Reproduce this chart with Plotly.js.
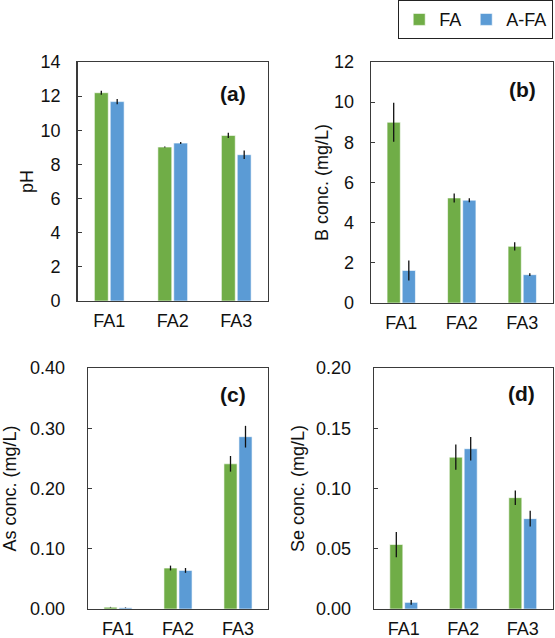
<!DOCTYPE html>
<html>
<head>
<meta charset="utf-8">
<script src="https://cdn.plot.ly/plotly-3.0.1.min.js"></script>
<style>html,body{margin:0;padding:0;background:#fff;}#chart{width:555px;height:638px;}</style>
</head>
<body>
<div id="chart"></div>
<script>
const categories = ["FA1", "FA2", "FA3"];
const seriesNames = ["FA", "A-FA"];

// (a) pH
const phFA = [12.2, 9.02, 9.7];
const phFAErr = [0.12, 0.03, 0.15];
const phAFA = [11.68, 9.25, 8.57];
const phAFAErr = [0.15, 0.06, 0.25];

// (b) B conc. (mg/L)
const bFA = [9.0, 5.23, 2.82];
const bFAErr = [0.97, 0.22, 0.2];
const bAFA = [1.62, 5.12, 1.41];
const bAFAErr = [0.5, 0.1, 0.07];

// (c) As conc. (mg/L)
const asFA = [0.003, 0.068, 0.241];
const asFAErr = [0.0005, 0.004, 0.013];
const asAFA = [0.002, 0.064, 0.286];
const asAFAErr = [0.0005, 0.004, 0.018];

// (d) Se conc. (mg/L)
const seFA = [0.0535, 0.126, 0.0924];
const seFAErr = [0.0105, 0.0105, 0.006];
const seAFA = [0.0055, 0.133, 0.075];
const seAFAErr = [0.002, 0.0097, 0.0065];

const panelLabels = ["(a)", "(b)", "(c)", "(d)"];
const yTitles = ["pH", "B conc. (mg/L)", "As conc. (mg/L)", "Se conc. (mg/L)"];

const green = "#70AD47";
const blue = "#5B9BD5";
const font = "Liberation Sans, Arial, sans-serif";
const txt = "#111111";
const frame = "#3a3a3a";

function bar(name, y, err, color, idx, show) {
  const sfx = idx === 1 ? "" : String(idx);
  return {
    type: "bar", name: name, x: categories, y: y,
    xaxis: "x" + sfx, yaxis: "y" + sfx,
    marker: {color: color, line: {color: "rgba(255,255,255,0.6)", width: 1}},
    error_y: {type: "data", array: err, visible: true, color: "#111", thickness: 1.3, width: 0},
    showlegend: show, legendgroup: name
  };
}

const data = [
  bar(seriesNames[0], phFA, phFAErr, green, 1, true),
  bar(seriesNames[1], phAFA, phAFAErr, blue, 1, true),
  bar(seriesNames[0], bFA, bFAErr, green, 2, false),
  bar(seriesNames[1], bAFA, bAFAErr, blue, 2, false),
  bar(seriesNames[0], asFA, asFAErr, green, 3, false),
  bar(seriesNames[1], asAFA, asAFAErr, blue, 3, false),
  bar(seriesNames[0], seFA, seFAErr, green, 4, false),
  bar(seriesNames[1], seAFA, seAFAErr, blue, 4, false)
];

const W = 555, H = 638;
const dom = [
  {x: [77.5, 268], y: [62, 301], lx: 0.895, ly: 0.87, tls: 12, ts: 2},
  {x: [371, 552.5], y: [62, 303], lx: 0.92, ly: 0.884, tls: 12, ts: 0},
  {x: [88, 268], y: [368, 609], lx: 0.89, ly: 0.888, tls: 18, ts: 9},
  {x: [374, 552.5], y: [368, 609], lx: 0.913, ly: 0.896, tls: 18, ts: 6}
];
const yRanges = [[0, 14], [0, 12], [0, 0.4], [0, 0.2]];
const yDticks = [2, 2, 0.1, 0.05];
const yFormats = ["d", "d", ".2f", ".2f"];

const layout = {
  width: W, height: H,
  margin: {l: 0, r: 0, t: 0, b: 0},
  paper_bgcolor: "#fff", plot_bgcolor: "#fff",
  font: {family: font, size: 18, color: txt},
  barmode: "group", bargap: 0.5, bargroupgap: 0.125,
  showlegend: true,
  legend: {
    orientation: "h", x: 553 / W, xanchor: "right", y: 1, yanchor: "top",
    bordercolor: "#222", borderwidth: 1.2, bgcolor: "#fff",
    font: {family: font, size: 18, color: txt}, itemwidth: 30, traceorder: "normal"
  },
  annotations: []
};

dom.forEach((d, i) => {
  const sfx = i === 0 ? "" : String(i + 1);
  layout["xaxis" + sfx] = {
    domain: [d.x[0] / W, d.x[1] / W],
    anchor: "y" + sfx,
    showline: true, mirror: true, linecolor: frame, linewidth: 1.3,
    ticks: "", showgrid: false, zeroline: false,
    ticklabelstandoff: 3,
    tickfont: {family: font, size: 18, color: txt},
    fixedrange: true
  };
  layout["yaxis" + sfx] = {
    domain: [1 - d.y[1] / H, 1 - d.y[0] / H],
    anchor: "x" + sfx,
    range: yRanges[i], dtick: yDticks[i], tick0: 0, tickformat: yFormats[i],
    showline: true, mirror: true, linecolor: frame, linewidth: 1.3,
    ticks: "inside", ticklen: 4, tickcolor: frame, tickwidth: 1,
    showgrid: false, zeroline: false,
    ticklabelstandoff: d.tls,
    tickfont: {family: font, size: 18, color: txt},
    title: {text: yTitles[i], font: {family: font, size: 18, color: txt}, standoff: d.ts},
    fixedrange: true
  };
  layout.annotations.push({
    text: "<b>" + panelLabels[i] + "</b>",
    xref: "x" + sfx + " domain", yref: "y" + sfx + " domain",
    x: d.lx, y: d.ly, xanchor: "right", yanchor: "middle",
    showarrow: false, font: {family: font, size: 21, color: txt}
  });
});

Plotly.newPlot("chart", data, layout, {displayModeBar: false, staticPlot: true});
</script>
</body>
</html>
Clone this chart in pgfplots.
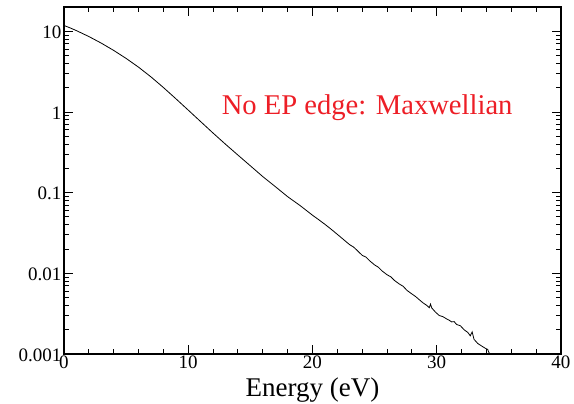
\documentclass[border=0pt]{standalone}
\usepackage{fontspec}
\setmainfont{Liberation Serif}
\usepackage{pgfplots}
\pgfplotsset{compat=1.18}
\definecolor{labelred}{RGB}{237,30,38}

\begin{document}
\begin{tikzpicture}
\begin{semilogyaxis}[
  scale only axis,
  width=497pt, height=347pt,
  xmin=0, xmax=40,
  ymin=0.001, ymax=20,
  xtick={0,10,20,30,40},
  minor x tick num=4,
  ytick={0.001,0.01,0.1,1,10},
  yticklabels={0.001,0.01,0.1,1,10},
  tick align=inside,
  major tick length=9pt,
  minor tick length=5pt,
  every tick/.style={black, line width=0.9pt},
  axis line style={line width=1.4pt},
  xtick pos=both, ytick pos=both,
  xticklabel pos=lower, yticklabel pos=left,
  /pgf/number format/assume math mode=true,
  tick label style={font=\fontsize{19}{21}\selectfont},
  xticklabel style={yshift=2pt},
  yticklabel style={xshift=1pt, yshift=-1pt},
  xlabel={Energy (eV)},
  xlabel style={font=\fontsize{27}{29}\selectfont, yshift=-3pt},
  clip=true,
]
\addplot[black, line width=0.8pt] coordinates {
  (0.0,11.8) (0.5,11.0) (1.0,10.19) (2.0,8.61) (3.0,7.13) (4.0,5.79)
  (5.0,4.61) (6.0,3.59) (7.0,2.72) (8.0,2.01) (9.0,1.46) (10.0,1.054)
  (11.0,0.759) (12.0,0.547) (13.0,0.398) (14.0,0.292) (15.0,0.215)
  (16.0,0.158) (17.0,0.119) (18.0,0.0891) (19.0,0.0692) (20.0,0.0525)
  (20.5,0.0462) (21.0,0.0405) (21.5,0.0352)
  (22.0,0.0304) (22.5,0.0262) (23.0,0.0226) (23.3,0.0212) (23.6,0.0192)
  (24.0,0.0167) (24.3,0.0159) (24.6,0.0143) (25.0,0.0127) (25.3,0.0119)
  (25.6,0.0107) (26.0,0.00960) (26.3,0.00905) (26.6,0.00815) (27.0,0.00735)
  (27.3,0.00690) (27.6,0.00615) (28.0,0.00555) (28.3,0.00515) (28.6,0.00470)
  (28.9,0.00430) (29.2,0.00400) (29.4,0.00375) (29.5,0.00415) (29.6,0.00372)
  (29.9,0.00330) (30.2,0.00300) (30.5,0.00290) (30.8,0.00272) (31.0,0.00262)
  (31.2,0.00250) (31.4,0.00252) (31.6,0.00232) (31.9,0.00224) (32.2,0.00200)
  (32.5,0.00185) (32.7,0.00168) (32.85,0.00188) (33.0,0.00152) (33.3,0.00135)
  (33.6,0.00126) (33.9,0.00118) (34.1,0.00114) (34.2,0.00104) (34.3,0.00100)
};
\node[text=labelred, font=\fontsize{28.6}{31}\selectfont] at (axis cs:24.4,1.12) {No EP edge: Maxwellian};
\end{semilogyaxis}
\pgfresetboundingbox
\useasboundingbox (current axis.south west) ++(-64pt,-50pt) rectangle ++(574pt,404pt);
\end{tikzpicture}
\end{document}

###

GOAL:
Repeat the lines exactly as they stand, from the opening line of the data through the line with "const asAFAErr = [0.0005, 0.004, 0.018];". Pictures stay out of the copy.

THE COMPLETED TASK:
Reproduce this chart with Plotly.js.
<!DOCTYPE html>
<html>
<head>
<meta charset="utf-8">
<script src="https://cdn.plot.ly/plotly-3.0.1.min.js"></script>
<style>html,body{margin:0;padding:0;background:#fff;}#chart{width:555px;height:638px;}</style>
</head>
<body>
<div id="chart"></div>
<script>
const categories = ["FA1", "FA2", "FA3"];
const seriesNames = ["FA", "A-FA"];

// (a) pH
const phFA = [12.2, 9.02, 9.7];
const phFAErr = [0.12, 0.03, 0.15];
const phAFA = [11.68, 9.25, 8.57];
const phAFAErr = [0.15, 0.06, 0.25];

// (b) B conc. (mg/L)
const bFA = [9.0, 5.23, 2.82];
const bFAErr = [0.97, 0.22, 0.2];
const bAFA = [1.62, 5.12, 1.41];
const bAFAErr = [0.5, 0.1, 0.07];

// (c) As conc. (mg/L)
const asFA = [0.003, 0.068, 0.241];
const asFAErr = [0.0005, 0.004, 0.013];
const asAFA = [0.002, 0.064, 0.286];
const asAFAErr = [0.0005, 0.004, 0.018];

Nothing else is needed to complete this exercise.